* start INFORMATION SUPPLIED *

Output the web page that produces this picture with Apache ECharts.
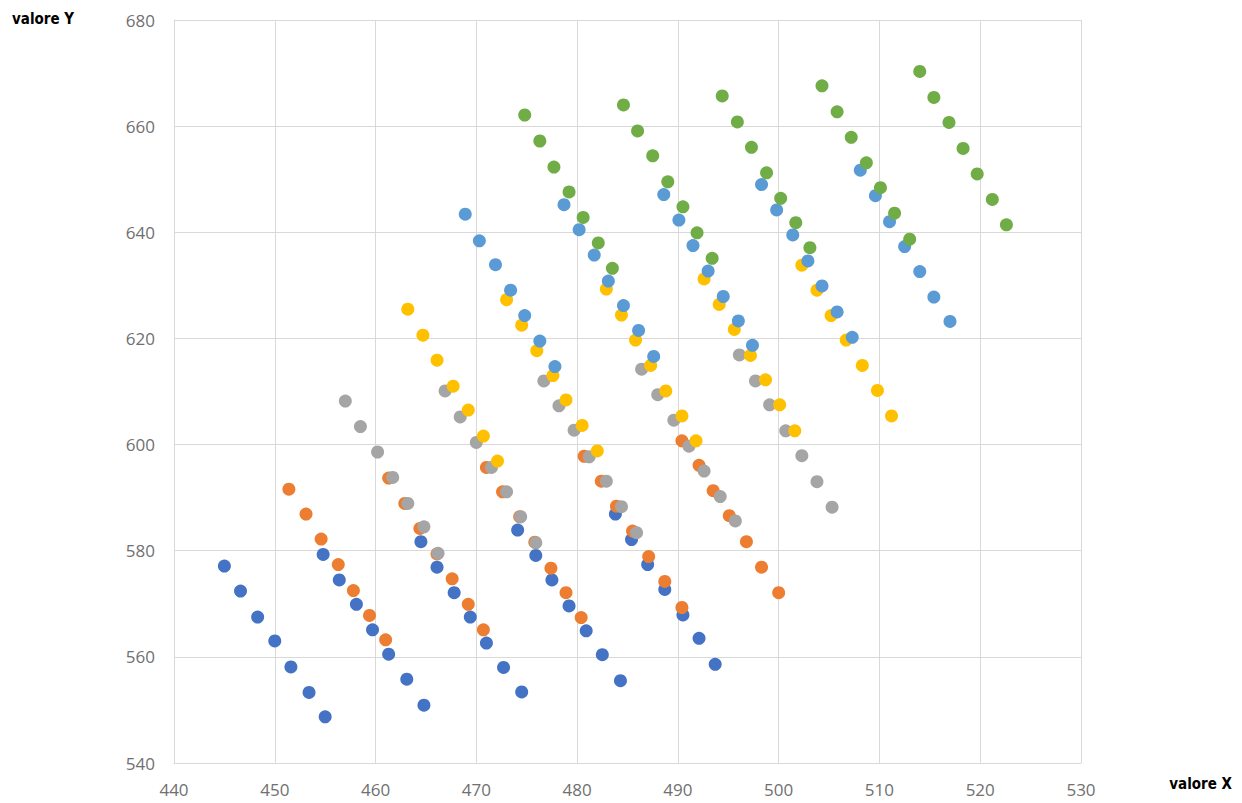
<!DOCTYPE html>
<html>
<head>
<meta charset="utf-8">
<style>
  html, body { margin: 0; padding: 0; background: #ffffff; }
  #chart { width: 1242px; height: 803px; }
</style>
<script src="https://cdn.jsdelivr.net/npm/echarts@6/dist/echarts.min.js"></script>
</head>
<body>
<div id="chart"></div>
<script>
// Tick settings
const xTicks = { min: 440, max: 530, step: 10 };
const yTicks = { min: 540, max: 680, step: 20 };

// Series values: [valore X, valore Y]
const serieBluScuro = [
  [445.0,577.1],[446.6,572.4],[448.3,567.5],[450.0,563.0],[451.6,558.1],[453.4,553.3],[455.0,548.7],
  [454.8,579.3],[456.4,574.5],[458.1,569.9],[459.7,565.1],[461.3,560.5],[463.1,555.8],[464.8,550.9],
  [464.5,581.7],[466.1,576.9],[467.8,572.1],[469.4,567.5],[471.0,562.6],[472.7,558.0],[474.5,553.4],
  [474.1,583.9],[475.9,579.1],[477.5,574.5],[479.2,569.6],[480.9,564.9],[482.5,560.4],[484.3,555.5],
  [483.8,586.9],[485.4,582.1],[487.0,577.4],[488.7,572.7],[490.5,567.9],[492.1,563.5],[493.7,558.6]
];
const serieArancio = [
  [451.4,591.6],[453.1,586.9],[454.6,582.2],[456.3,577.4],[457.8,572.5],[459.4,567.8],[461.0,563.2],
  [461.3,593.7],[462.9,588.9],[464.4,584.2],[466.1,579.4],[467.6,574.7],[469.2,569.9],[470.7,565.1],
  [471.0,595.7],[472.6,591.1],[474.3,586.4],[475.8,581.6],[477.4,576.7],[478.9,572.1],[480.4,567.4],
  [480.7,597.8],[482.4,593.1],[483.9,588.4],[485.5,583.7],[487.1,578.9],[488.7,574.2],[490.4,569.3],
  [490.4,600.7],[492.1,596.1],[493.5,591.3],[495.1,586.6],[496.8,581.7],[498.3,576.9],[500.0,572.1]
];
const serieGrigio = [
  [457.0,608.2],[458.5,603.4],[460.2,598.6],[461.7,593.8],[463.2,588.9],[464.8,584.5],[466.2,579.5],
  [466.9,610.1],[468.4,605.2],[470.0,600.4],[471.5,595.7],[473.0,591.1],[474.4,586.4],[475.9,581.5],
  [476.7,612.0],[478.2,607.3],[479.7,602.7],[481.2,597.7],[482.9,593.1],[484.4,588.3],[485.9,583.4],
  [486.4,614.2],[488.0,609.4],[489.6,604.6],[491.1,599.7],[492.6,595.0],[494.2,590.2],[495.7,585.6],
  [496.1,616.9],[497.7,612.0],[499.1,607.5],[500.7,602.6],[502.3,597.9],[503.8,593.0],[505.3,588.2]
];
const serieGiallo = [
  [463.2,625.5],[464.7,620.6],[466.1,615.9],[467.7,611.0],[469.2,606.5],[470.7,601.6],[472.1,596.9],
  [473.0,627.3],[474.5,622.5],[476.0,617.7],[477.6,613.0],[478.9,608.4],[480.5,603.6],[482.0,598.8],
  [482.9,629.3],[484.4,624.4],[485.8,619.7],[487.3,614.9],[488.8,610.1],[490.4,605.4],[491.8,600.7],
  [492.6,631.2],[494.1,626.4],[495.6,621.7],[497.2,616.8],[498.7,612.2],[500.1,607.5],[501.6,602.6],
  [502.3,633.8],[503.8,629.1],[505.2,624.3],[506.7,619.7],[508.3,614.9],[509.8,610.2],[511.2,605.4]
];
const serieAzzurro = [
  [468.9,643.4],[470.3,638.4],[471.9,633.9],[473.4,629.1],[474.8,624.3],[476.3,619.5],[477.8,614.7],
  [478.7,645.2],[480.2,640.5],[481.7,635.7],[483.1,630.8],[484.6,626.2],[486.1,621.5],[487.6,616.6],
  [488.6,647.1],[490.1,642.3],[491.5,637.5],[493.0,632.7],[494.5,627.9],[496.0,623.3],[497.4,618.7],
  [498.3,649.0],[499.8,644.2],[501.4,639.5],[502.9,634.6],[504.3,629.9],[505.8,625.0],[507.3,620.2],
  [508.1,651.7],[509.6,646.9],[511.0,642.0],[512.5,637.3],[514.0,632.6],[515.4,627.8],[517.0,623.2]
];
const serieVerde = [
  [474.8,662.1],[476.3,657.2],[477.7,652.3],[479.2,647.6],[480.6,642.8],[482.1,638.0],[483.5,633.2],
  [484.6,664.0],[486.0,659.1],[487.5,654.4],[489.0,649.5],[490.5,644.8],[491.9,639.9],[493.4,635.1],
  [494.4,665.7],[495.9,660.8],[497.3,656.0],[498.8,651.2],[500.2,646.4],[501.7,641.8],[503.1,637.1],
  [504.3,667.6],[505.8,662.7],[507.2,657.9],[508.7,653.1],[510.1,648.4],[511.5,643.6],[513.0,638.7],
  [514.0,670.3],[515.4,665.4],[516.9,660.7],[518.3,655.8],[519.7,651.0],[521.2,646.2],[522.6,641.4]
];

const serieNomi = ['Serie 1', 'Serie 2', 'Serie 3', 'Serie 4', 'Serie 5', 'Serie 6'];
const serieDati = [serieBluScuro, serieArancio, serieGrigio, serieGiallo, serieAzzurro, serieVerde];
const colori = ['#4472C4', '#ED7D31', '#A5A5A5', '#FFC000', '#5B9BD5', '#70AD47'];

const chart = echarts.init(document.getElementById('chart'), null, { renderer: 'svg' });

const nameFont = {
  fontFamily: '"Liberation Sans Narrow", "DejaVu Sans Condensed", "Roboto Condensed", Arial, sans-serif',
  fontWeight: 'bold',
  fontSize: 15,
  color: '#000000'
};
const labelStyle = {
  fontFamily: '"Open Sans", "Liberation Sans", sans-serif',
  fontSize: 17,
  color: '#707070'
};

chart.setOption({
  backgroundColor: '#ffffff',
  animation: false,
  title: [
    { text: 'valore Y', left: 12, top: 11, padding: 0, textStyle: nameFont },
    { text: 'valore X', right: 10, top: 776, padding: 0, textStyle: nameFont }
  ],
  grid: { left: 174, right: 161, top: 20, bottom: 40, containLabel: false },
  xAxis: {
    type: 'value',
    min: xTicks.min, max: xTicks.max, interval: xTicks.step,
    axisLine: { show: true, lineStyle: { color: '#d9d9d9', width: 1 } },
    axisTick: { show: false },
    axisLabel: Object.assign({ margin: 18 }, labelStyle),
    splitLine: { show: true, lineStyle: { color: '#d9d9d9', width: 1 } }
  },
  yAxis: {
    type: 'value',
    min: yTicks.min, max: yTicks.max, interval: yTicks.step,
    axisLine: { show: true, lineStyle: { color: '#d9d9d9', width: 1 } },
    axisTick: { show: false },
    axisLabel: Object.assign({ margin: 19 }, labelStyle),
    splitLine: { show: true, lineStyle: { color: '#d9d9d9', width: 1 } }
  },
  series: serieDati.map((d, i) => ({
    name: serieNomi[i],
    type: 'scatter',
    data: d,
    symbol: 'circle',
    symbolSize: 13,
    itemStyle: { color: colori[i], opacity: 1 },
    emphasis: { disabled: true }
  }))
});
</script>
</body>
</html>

* end INFORMATION SUPPLIED *

▸ WORK TO BE COMPLETED: Collect the lines of the data that carry the word "picture".

▸ EXERCISE OUTPUT:
Output the web page that produces this picture with Apache ECharts.

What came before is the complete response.